Concentration Algorithm
During the CoSWaSS trials the influence of various parameters, such as temperature, pressure and produced water salinity on the OIWM response were characterised. Resulting from this characterisation a prototype algorithm for predicting the oil concentration in a produced water stream has been derived. The algorithm will be further refined, implemented into the OIWM software and then tested during the field trial.

Field test site
Suitable test sites will be sought from the project sponsors from the start of the project. During this stage in the project the best match to the requirements will be identified. As part of this process the deviations between the OIWM specification and the test site's required standards will be identified, and a work package to carry out any required modifications will be specified. A draft specification for a field trial site is attached as Appendix 2.

OIWM modifications
The specified OIWM modifications, expected to at least require qualification of the OIWM prototype for hazardous area use, will be made during this task. Other required changes, such as the addition of a modem to permit remote access, will be made simultaneously. Once the modifications and qualifications have been achieved, the OIWM will be re-built and characterised in readiness for a field trial.

2. Field Trial 1
Objective: Determine the effectiveness of the anti-fouling technology and the suitability of the OIWM for field use

The trial will be planned for a six month duration on a topsides produced water re-injection or discharge line. Following installation and commissioning the topsides prototype OIWM will be left to be run by the site operations group, with data analysis and support provided by KOP throughout the trial. A report will detail the performance of the system during the trial and describe any improvements required prior to qualification of the final OIWM design.

3. OIWM modifications
Objective: Implement changes which are required as a result of the field trial and concurrent design work; re-build and re-characterise in readiness for a further field trial.

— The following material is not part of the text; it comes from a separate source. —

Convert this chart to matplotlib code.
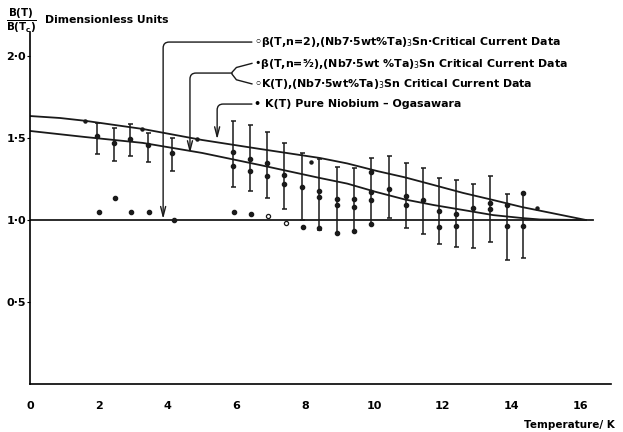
import numpy as np
import matplotlib
matplotlib.use("Agg")
import matplotlib.pyplot as plt

# theory curves
upper_T = [0, 0.87, 1.6, 3.28, 5.0, 6.69, 8.43, 9.22, 10.1, 10.9, 11.74, 12.59, 13.46, 14.3, 15.15, 16.16]
upper_v = [1.634, 1.622, 1.605, 1.555, 1.488, 1.433, 1.378, 1.345, 1.298, 1.260, 1.213, 1.165, 1.122, 1.079, 1.043, 1.0]
lower_T = [0, 1.6, 3.28, 5.0, 6.69, 8.43, 9.22, 10.06, 10.9, 11.74, 12.59, 13.46, 14.3, 14.83, 16.16]
lower_v = [1.543, 1.506, 1.470, 1.409, 1.335, 1.256, 1.222, 1.171, 1.125, 1.091, 1.061, 1.030, 1.012, 1.003, 1.0]

# critical current data: error bar columns
col_T = [1.94, 2.44, 2.92, 3.43, 4.14, 5.89, 6.40, 6.88, 7.39, 7.90, 8.41, 8.92,
         9.43, 9.92, 10.44, 10.94, 11.42, 11.90, 12.38, 12.87, 13.37, 13.86, 14.34]
col_hi = [1.593, 1.559, 1.585, 1.532, 1.498, 1.605, 1.579, 1.535, 1.468, 1.411, 1.370, 1.325,
          1.315, 1.376, 1.390, 1.346, 1.315, 1.258, 1.244, 1.218, 1.268, 1.159, 1.163]
col_lo = [1.402, 1.362, 1.392, 1.354, 1.301, 1.203, 1.177, 1.136, 1.065, 1.0, 0.939, 0.919,
          0.933, 0.974, 1.01, 0.949, 0.913, 0.854, 0.837, 0.831, 0.864, 0.756, 0.766]
col_marks = [[1.512], [1.468], [1.492], [1.457], [1.407], [1.413, 1.331], [1.372, 1.301],
             [1.346, 1.268], [1.274, 1.218], [1.203], [1.179, 1.138, 0.949], [1.128, 1.091, 0.919],
             [1.128, 1.077, 0.933], [1.295, 1.169, 1.122, 0.974], [1.189], [1.146, 1.091], [1.122],
             [1.057, 0.955], [1.035, 0.963], [1.071], [1.105, 1.065], [1.091, 0.963], [1.163, 0.963]]

# pure niobium points and the loose ones
nb_T = [2.0, 2.47, 2.94, 3.46, 4.19, 5.94, 6.42, 7.95]
nb_v = [1.051, 1.134, 1.051, 1.051, 1.0, 1.046, 1.035, 0.959]
open_T = [6.93, 7.43]
open_v = [1.024, 0.984]
up_T = [1.6, 3.25, 4.85, 8.16, 14.73]
up_v = [1.604, 1.555, 1.494, 1.355, 1.071]

xticks = [0, 2, 4, 6, 8, 10, 12, 14, 16]
yticks = [0.5, 1.0, 1.5, 2.0]
ylabels = ["0·5", "1·0", "1·5", "2·0"]

legend_lines = ["◦β(T,n=2),(Nb7·5wt%Ta)$_3$Sn·Critical Current Data",
                "•β(T,n=⁵⁄₂),(Nb7·5wt %Ta)$_3$Sn Critical Current Data",
                "◦K(T),(Nb7·5wt%Ta)$_3$Sn Critical Current Data",
                "• K(T) Pure Niobium – Ogasawara"]

k = "#1a1a1a"
fig = plt.figure(figsize=(6.23, 4.32), dpi=100)
ax = fig.add_axes([30 / 623, 48 / 432, 591.7 / 623, 360.8 / 432])
ax.set_xlim(0, 17.2)
ax.set_ylim(0, 2.2)

ax.plot(upper_T, upper_v, color=k, lw=1.3)
ax.plot(lower_T, lower_v, color=k, lw=1.3)
ax.plot([0, 16.37], [1.0, 1.0], color=k, lw=1.3)

mid = [(a + b) / 2 for a, b in zip(col_lo, col_hi)]
ax.errorbar(col_T, mid, yerr=[np.subtract(mid, col_lo), np.subtract(col_hi, mid)],
            fmt="none", ecolor=k, elinewidth=1.1, capsize=1.8, capthick=1.1)
for t, ms in zip(col_T, col_marks):
    ax.plot([t] * len(ms), ms, "o", color=k, ms=3)

ax.plot(nb_T, nb_v, "o", color=k, ms=3)
ax.plot(open_T, open_v, "o", mfc="white", mec=k, ms=3, mew=0.9)
ax.plot(up_T, up_v, "o", color=k, ms=2.2)

# axes
for s in ["top", "right"]:
    ax.spines[s].set_visible(False)
ax.spines["left"].set_bounds(0, 2.146)
ax.spines["bottom"].set_bounds(0, 16.9)
ax.spines["left"].set_linewidth(1.2)
ax.spines["bottom"].set_linewidth(1.2)
ax.set_xticks(xticks)
ax.set_xticklabels([str(x) for x in xticks])
ax.set_yticks(yticks)
ax.set_yticklabels(ylabels)
ax.tick_params(axis="x", length=0, pad=12, labelsize=8)
ax.tick_params(axis="y", length=2, pad=1, labelsize=8)
for lb in ax.get_xticklabels() + ax.get_yticklabels():
    lb.set_fontweight("bold")

ax.text(16.99, -0.25, "Temperature/ K", ha="right", va="center", fontsize=7.5, fontweight="bold")
ax.text(-0.25, 2.215, r"$\frac{\mathbf{B(T)}}{\mathbf{B(T_c)}}$", ha="center", va="center", fontsize=10.5)
ax.text(0.43, 2.22, "Dimensionless Units", ha="left", va="center", fontsize=7.8, fontweight="bold")

# labels with leader arrows
ly = [2.085, 1.95, 1.83, 1.707]
for txt, y in zip(legend_lines, ly):
    ax.text(6.5, y, txt, ha="left", va="center", fontsize=7.9, fontweight="bold")

arr = dict(arrowstyle="->,head_length=0.7,head_width=0.18", color=k, lw=1.0,
           shrinkA=0, shrinkB=0, connectionstyle="angle,angleA=0,angleB=90,rad=6")
ax.annotate("", xy=(3.87, 1.006), xytext=(6.45, 2.085), arrowprops=arr)
ax.annotate("", xy=(4.65, 1.407), xytext=(5.87, 1.896), arrowprops=arr)
ax.annotate("", xy=(5.44, 1.492), xytext=(6.45, 1.707), arrowprops=arr)
# brace joining the two middle labels
ax.plot([6.45, 6.0, 5.87, 5.87, 6.0, 6.45], [1.955, 1.93, 1.9, 1.89, 1.855, 1.83], color=k, lw=1.0)

fig.savefig("out.png", dpi=100)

It is anticipated that some modifications may be required to improve the OIWM performance in combating fouling and scaling, or in other functional aspects. As it is not possible to define these changes prior to the field trial, the cost of this segment of work is estimated.

4. Subsea OIWM design
Objective: A specification for the subsea OIWM will be produced, and this will form the basis for the subsea design package.

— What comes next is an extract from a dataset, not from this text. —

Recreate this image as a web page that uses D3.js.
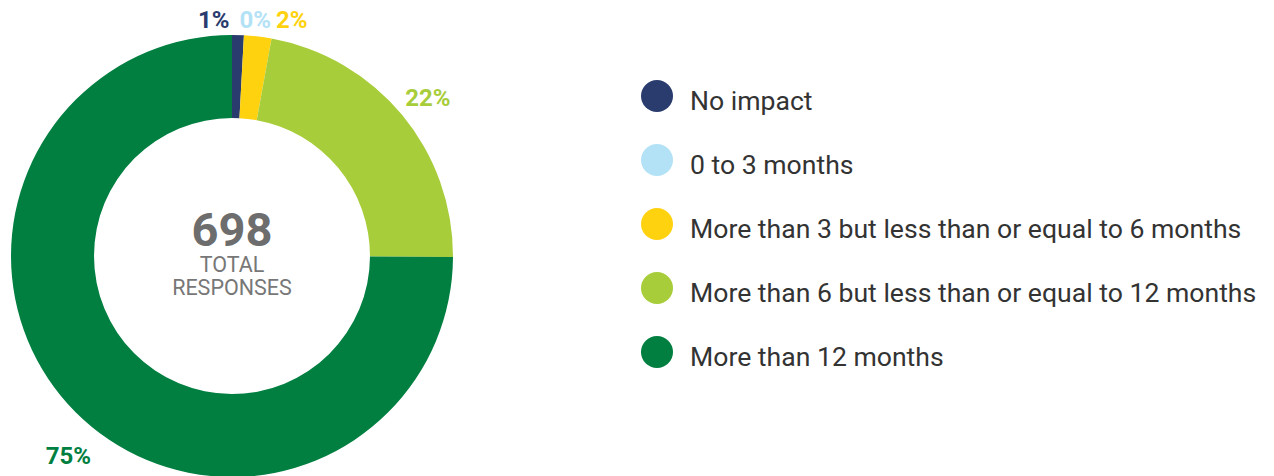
<!DOCTYPE html>
<html>
<head>
<meta charset="utf-8">
<script src="https://cdn.jsdelivr.net/npm/d3@7"></script>
<style>
  html, body { margin: 0; padding: 0; background: #fff; }
  svg { display: block; font-family: Roboto, "Noto Sans", sans-serif; }
</style>
</head>
<body>
<div id="chart"></div>
<script>
const width = 1274;
const height = 476;

// responses per category
const categories = [
  "No impact",
  "0 to 3 months",
  "More than 3 but less than or equal to 6 months",
  "More than 6 but less than or equal to 12 months",
  "More than 12 months"
];
const counts = [6, 0, 14, 155, 523];
const colors = ["#2a3c6e", "#b3e2f6", "#ffd20f", "#a8cd3a", "#007f40"];
const totalLabel = ["TOTAL", "RESPONSES"];

const total = d3.sum(counts);
const data = categories.map((name, i) => ({name, value: counts[i], color: colors[i]}));

const cx = 232, cy = 256;
const outerR = 221, innerR = 138;

const svg = d3.create("svg")
  .attr("width", width)
  .attr("height", height)
  .attr("viewBox", [0, 0, width, height]);

// attach early so text lengths can be measured
document.getElementById("chart").appendChild(svg.node());

const pie = d3.pie().sort(null).value(d => d.value);
const arcs = pie(data);

const arc = d3.arc().innerRadius(innerR).outerRadius(outerR);
const labelArc = d3.arc().innerRadius(252).outerRadius(252);

const g = svg.append("g").attr("transform", `translate(${cx},${cy})`);

g.selectAll("path")
  .data(arcs)
  .join("path")
  .attr("fill", d => d.data.color)
  .attr("d", arc);

// percentage labels
const pct = d => `${Math.round(d.data.value / total * 100)}%`;
const big = arcs.filter(d => d.data.value / total >= 0.05);
const small = arcs.filter(d => d.data.value / total < 0.05);

g.selectAll("text.big")
  .data(big)
  .join("text")
  .attr("class", "big")
  .attr("text-anchor", "middle")
  .attr("font-size", 24)
  .attr("font-weight", 700)
  .attr("fill", d => d.data.color)
  .attr("transform", d => {
    let [x, y] = labelArc.centroid(d);
    if (y > 0) { x += 15; y += 22; }   // nudge the bottom label
    else { x += 2; y += 3; }
    return `translate(${x},${y + 8})`;
  })
  .text(pct);

// tiny slices: labels in a row above the top of the ring
const row = g.append("g").attr("transform", `translate(-34,${-outerR - 7})`);
let xPos = 0;
small.forEach((d, i) => {
  const t = row.append("text")
    .attr("x", xPos)
    .attr("font-size", 24)
    .attr("font-weight", 700)
    .attr("fill", d.data.color)
    .text(pct(d));
  xPos += t.node().getComputedTextLength() + (i === 0 ? 10 : 5);
});

// centre total
g.append("text")
  .attr("text-anchor", "middle")
  .attr("y", -10)
  .attr("font-size", 47)
  .attr("font-weight", 700)
  .attr("fill", "#6d6d6d")
  .text(total);

g.selectAll("text.sub")
  .data(totalLabel)
  .join("text")
  .attr("class", "sub")
  .attr("text-anchor", "middle")
  .attr("y", (d, i) => 16 + i * 23)
  .attr("font-size", 21.5)
  .attr("fill", "#777")
  .text(d => d);

// legend
const legend = svg.append("g").attr("transform", "translate(657,96)");
const items = legend.selectAll("g")
  .data(data)
  .join("g")
  .attr("transform", (d, i) => `translate(0,${i * 64})`);

items.append("circle")
  .attr("r", 16)
  .attr("fill", d => d.color);

items.append("text")
  .attr("x", 33)
  .attr("y", 14)
  .attr("font-size", 26.6)
  .attr("fill", "#333")
  .text(d => d.name);
</script>
</body>
</html>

The design of the OIWM will be largely common between topsides and subsea versions. A basis of design will be formulated for the OIWM and will cover the requirements for topsides, subsea and down-hole versions of the instrument. From this overall basis of design the subsea specification will be produced. The design work for the subsea OIWM is anticipated to fall into three main categories; system and electronics design; software design; and packaging design.

Electronics and system design
As a result of the testing carried out on the CoSWaSS OIWM, some of the current electronics may be redundant. If significant redundancy can be identified there will be benefits to reliability in simplifying the system design. In addition there may be significant benefits to be gained in re-design of some system components for the subsea OIWM to improve reliability and to reduce the size and weight of the packaging required.

Software design
Good software design is critical to the reliability and successful operation of subsea instruments. The software will be split into modules allowing operation of the OIWM in different modes. These modes will allow zero calibration, normal operation and software download so that should software up-grades become available these can be downloaded into the in-situ instrument. The software will be ported onto the KOP standard subsea operating system and will provide an interface compatible with subsea control modules.

Subsea packaging design
As part of the marinisation process the OIWM will be packaged into a suitable containment for subsea application. The containment has to fulfil key criteria as defined in the basis of design. The containment will protect the instrument from the external environment, maintain a stable internal environment and ensure that temperature fluctuations, shock and vibration do not adversely affect the integrity of the instrument. The experience which KOP has accumulated over many years of designing, building and deploying subsea electronics will be used to ensure the highest standard of design for the subsea OIWM.
The qualification procedure against which the subsea OIWM will be tested to prove its design will be defined against the basis of design. The subsea OIWM will be tested against the qualification procedure to ensure the integrity of the instrument is adequate for subsea use.

5. Field Trial 2
Objective: Determine the effectiveness of the modifications to the OIWM following the first field trial. Feed in any design improvements required prior to finalising the design of the subsea OIWM as the trial progresses.

The trial will be similar to the first field trial, planned for a six month duration on a topsides produced water re-injection or discharge line. Following installation and commissioning the OIWM will be left to be run by the site operations group, with data analysis and support provided by KOP throughout the trial. A report will detail the performance of the system during the trial. It is proposed that the unit used will still be the topsides OIWM since subsea design and implementation will not be complete before the start of this trial - although the steering group may determine any changes as the project progresses.

6. Qualification
Objective: Qualify the subsea OIWM for immunity to environmental factors which may adversely influence its performance and for performance in measurement of oil in water

Environmental qualification
Once equipment is deployed subsea it becomes very time-consuming and expensive to retrieve for repair or modification. Because of this the qualification of equipment is of prime importance. The subsea OIWM will be put through similar qualification tests to other KOP subsea electronics. The tests will cover operation at low and high temperature extremes, thermal cycling, storage at low and high temperature extremes, operation during various vibration modes, shock testing, pressure and hyperbaric testing. The subsea OIWM interfaces to control systems will also be verified and the OIWM will be qualified by testing against relevant EMC directives.

Duty qualification
Following completion of the environmental qualification, the subsea OIWM will be put through a qualification process to ensure that the instrument's capability to measure oil in water concentration has not been diminished by any design changes. The qualification will characterise the OIWM responses to temperature, pressure and produced water salinity and ensure these match with previous versions of the instrument. Following completion of the characterisation the OIWM will be qualified for stability and repeatability. The final qualification test will be a flow test in oily water to define the measurement performance of the subsea OIWM.